Американский драматург, чтобы было ясно, все-таки сочинил комедию, и не в чеховском, то есть требующем пояснений и оговорок, а вполне в кассовом смысле. И вряд ли она, в свою очередь, стала бы коммерческим хитом и получила бы несколько лет назад важнейшую бродвейскую театральную премию "Тони", если бы ей не было сделано внятных сюжетных инъекций. Если бы к квазичеховским героям не прибавили домработницу Кассандру, которая не только предсказывает (тоже в соответствии со своим именем) неприятности, но и пытается колдовать, дабы отвести от семьи напасти. Если бы похотливый Гвоздь не был бы уличен Машей в любовной связи с ее помощницей и не был бы за это изгнан с позором из дома. Наконец, если бы в конце пьесы не забрезжил пресловутый хеппи-энд: мысли о продаже родового гнезда оставлены, у Маши произошла переоценка ценностей, а у потерявшей надежды Сони появился шанс на личную жизнь.
Трудно (да и к чему) рассуждать о том, как пьеса смотрится в американском контексте. Сравнивать ее с самим Чеховым и вовсе глупо — не в подражании ее задача и никаких существенных подтекстов в ней нет. Константин Райкин с полным на то правом увидел ее как лирическую комедию. Для полноты картины нужно сказать, что комические краски в спектакле время от времени сгущаются до откровенно фарсовых концентраций — но в огромном концертном зале "Планета КВН", где во время реконструкции своего основного здания вынужден играть "Сатирикон", это смотрится вполне естественным решением.

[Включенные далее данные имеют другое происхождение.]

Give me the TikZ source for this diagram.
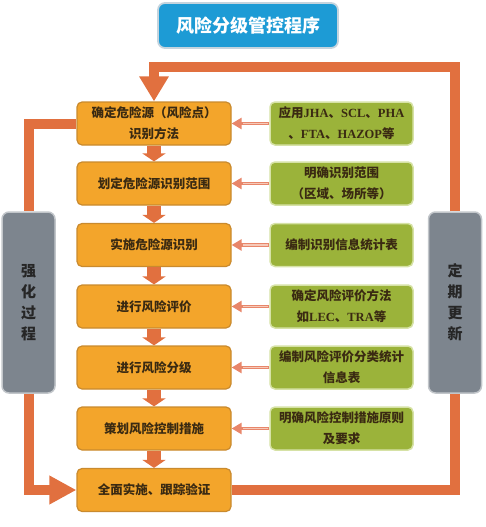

Константин Райкин привносит в сочинение Дюранга и нечто гораздо более важное. Как бы мы ни стремились разглядеть в пьесах Чехова сегодняшних людей и вписать его сюжеты в сегодняшние обстоятельства, судьба людей, о которых писал сам автор, нам известна — и она трагична. Кристофер Дюранг предлагает почти безболезненную, относительно умиротворенную реинкарнацию. Поверить в нее никто и не предлагает. Потому что персонажи спектакля Райкина не похожи ни на русских, ни на американцев. Они живут в совершенно особой системе, на отдельной театральной планете. Не случайно, что дом, придуманный для сценического семейства художником Борисом Валуевым,— то детский рисунок домика, то большой театральный павильон, и он легко, всего несколькими движениями, превращается в театр для домашнего представления. Что же, это иллюзия сродни чеховской, и она не менее жестока — театр еще никогда не спасал мир, но избавиться от веры в его магическую силу никак не удается.